= Requirements =
Return all of the data exactly as written, without the pictures.

= Supplied material =
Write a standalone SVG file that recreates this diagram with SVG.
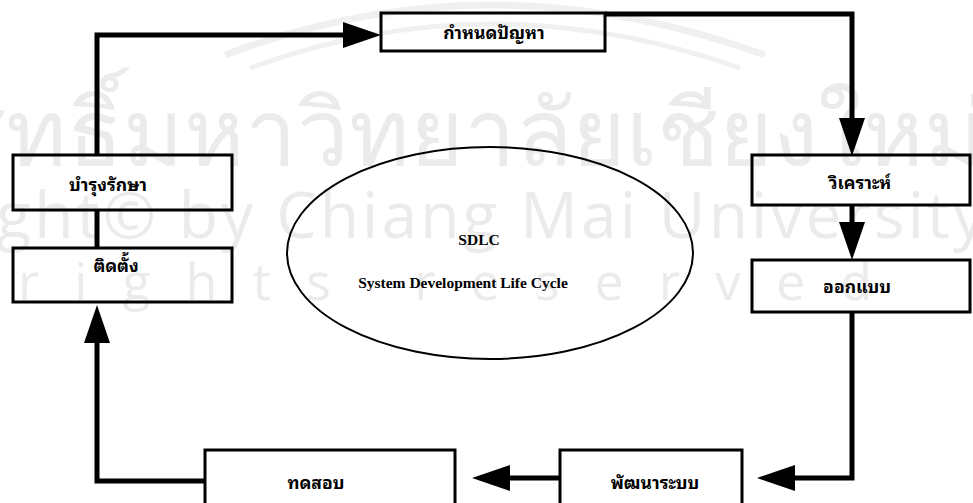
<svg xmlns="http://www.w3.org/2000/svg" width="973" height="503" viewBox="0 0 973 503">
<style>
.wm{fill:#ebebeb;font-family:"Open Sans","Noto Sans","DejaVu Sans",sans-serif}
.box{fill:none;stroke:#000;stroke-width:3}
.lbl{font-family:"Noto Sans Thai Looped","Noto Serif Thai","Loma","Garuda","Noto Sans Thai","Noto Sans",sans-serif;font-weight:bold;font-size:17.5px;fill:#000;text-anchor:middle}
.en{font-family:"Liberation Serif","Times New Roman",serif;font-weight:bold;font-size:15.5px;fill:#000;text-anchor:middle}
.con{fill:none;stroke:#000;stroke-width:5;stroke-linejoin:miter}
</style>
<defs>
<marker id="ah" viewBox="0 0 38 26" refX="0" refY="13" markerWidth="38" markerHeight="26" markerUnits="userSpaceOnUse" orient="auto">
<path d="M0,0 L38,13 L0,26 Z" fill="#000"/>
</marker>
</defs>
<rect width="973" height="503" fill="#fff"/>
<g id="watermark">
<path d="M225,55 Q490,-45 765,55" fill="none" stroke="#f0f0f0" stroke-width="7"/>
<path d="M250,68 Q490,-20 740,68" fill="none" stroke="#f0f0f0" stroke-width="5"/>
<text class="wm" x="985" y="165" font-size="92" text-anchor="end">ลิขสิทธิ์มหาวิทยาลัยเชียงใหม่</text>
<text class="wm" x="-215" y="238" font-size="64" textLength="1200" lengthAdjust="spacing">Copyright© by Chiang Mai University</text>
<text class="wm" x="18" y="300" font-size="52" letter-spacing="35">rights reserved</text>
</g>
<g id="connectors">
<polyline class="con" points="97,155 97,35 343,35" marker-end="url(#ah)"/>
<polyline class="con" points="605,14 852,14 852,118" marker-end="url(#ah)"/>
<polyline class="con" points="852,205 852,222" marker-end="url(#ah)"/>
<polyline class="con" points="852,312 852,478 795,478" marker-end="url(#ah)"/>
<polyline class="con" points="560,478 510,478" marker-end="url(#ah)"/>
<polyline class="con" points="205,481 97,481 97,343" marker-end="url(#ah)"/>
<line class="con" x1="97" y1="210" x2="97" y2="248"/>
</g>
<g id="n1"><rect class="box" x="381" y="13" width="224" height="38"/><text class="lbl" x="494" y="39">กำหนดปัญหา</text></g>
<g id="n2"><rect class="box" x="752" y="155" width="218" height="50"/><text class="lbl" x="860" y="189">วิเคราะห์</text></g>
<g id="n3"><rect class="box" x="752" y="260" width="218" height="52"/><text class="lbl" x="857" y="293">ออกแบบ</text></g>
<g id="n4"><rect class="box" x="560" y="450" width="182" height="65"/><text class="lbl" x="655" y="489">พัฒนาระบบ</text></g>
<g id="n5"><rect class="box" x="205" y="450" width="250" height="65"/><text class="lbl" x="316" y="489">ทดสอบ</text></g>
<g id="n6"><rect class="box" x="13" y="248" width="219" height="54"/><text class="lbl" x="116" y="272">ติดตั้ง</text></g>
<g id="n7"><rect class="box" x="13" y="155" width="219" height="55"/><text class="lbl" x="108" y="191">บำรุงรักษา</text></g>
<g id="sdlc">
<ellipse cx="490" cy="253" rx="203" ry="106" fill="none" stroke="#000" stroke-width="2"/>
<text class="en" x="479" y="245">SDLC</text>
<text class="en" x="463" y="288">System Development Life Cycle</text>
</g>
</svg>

= Task result =
Write a standalone SVG file that recreates this diagram with SVG.
<svg xmlns="http://www.w3.org/2000/svg" width="973" height="503" viewBox="0 0 973 503">
<style>
.wm{fill:#ebebeb;font-family:"Open Sans","Noto Sans","DejaVu Sans",sans-serif}
.box{fill:none;stroke:#000;stroke-width:3}
.lbl{font-family:"Noto Sans Thai Looped","Noto Serif Thai","Loma","Garuda","Noto Sans Thai","Noto Sans",sans-serif;font-weight:bold;font-size:17.5px;fill:#000;text-anchor:middle}
.en{font-family:"Liberation Serif","Times New Roman",serif;font-weight:bold;font-size:15.5px;fill:#000;text-anchor:middle}
.con{fill:none;stroke:#000;stroke-width:5;stroke-linejoin:miter}
</style>
<defs>
<marker id="ah" viewBox="0 0 38 26" refX="0" refY="13" markerWidth="38" markerHeight="26" markerUnits="userSpaceOnUse" orient="auto">
<path d="M0,0 L38,13 L0,26 Z" fill="#000"/>
</marker>
</defs>
<rect width="973" height="503" fill="#fff"/>
<g id="watermark">
<path d="M225,55 Q490,-45 765,55" fill="none" stroke="#f0f0f0" stroke-width="7"/>
<path d="M250,68 Q490,-20 740,68" fill="none" stroke="#f0f0f0" stroke-width="5"/>
<text class="wm" x="985" y="165" font-size="92" text-anchor="end">ลิขสิทธิ์มหาวิทยาลัยเชียงใหม่</text>
<text class="wm" x="-215" y="238" font-size="64" textLength="1200" lengthAdjust="spacing">Copyright© by Chiang Mai University</text>
<text class="wm" x="18" y="300" font-size="52" letter-spacing="35">rights reserved</text>
</g>
<g id="connectors">
<polyline class="con" points="97,155 97,35 343,35" marker-end="url(#ah)"/>
<polyline class="con" points="605,14 852,14 852,118" marker-end="url(#ah)"/>
<polyline class="con" points="852,205 852,222" marker-end="url(#ah)"/>
<polyline class="con" points="852,312 852,478 795,478" marker-end="url(#ah)"/>
<polyline class="con" points="560,478 510,478" marker-end="url(#ah)"/>
<polyline class="con" points="205,481 97,481 97,343" marker-end="url(#ah)"/>
<line class="con" x1="97" y1="210" x2="97" y2="248"/>
</g>
<g id="n1"><rect class="box" x="381" y="13" width="224" height="38"/><text class="lbl" x="494" y="39">กำหนดปัญหา</text></g>
<g id="n2"><rect class="box" x="752" y="155" width="218" height="50"/><text class="lbl" x="860" y="189">วิเคราะห์</text></g>
<g id="n3"><rect class="box" x="752" y="260" width="218" height="52"/><text class="lbl" x="857" y="293">ออกแบบ</text></g>
<g id="n4"><rect class="box" x="560" y="450" width="182" height="65"/><text class="lbl" x="655" y="489">พัฒนาระบบ</text></g>
<g id="n5"><rect class="box" x="205" y="450" width="250" height="65"/><text class="lbl" x="316" y="489">ทดสอบ</text></g>
<g id="n6"><rect class="box" x="13" y="248" width="219" height="54"/><text class="lbl" x="116" y="272">ติดตั้ง</text></g>
<g id="n7"><rect class="box" x="13" y="155" width="219" height="55"/><text class="lbl" x="108" y="191">บำรุงรักษา</text></g>
<g id="sdlc">
<ellipse cx="490" cy="253" rx="203" ry="106" fill="none" stroke="#000" stroke-width="2"/>
<text class="en" x="479" y="245">SDLC</text>
<text class="en" x="463" y="288">System Development Life Cycle</text>
</g>
</svg>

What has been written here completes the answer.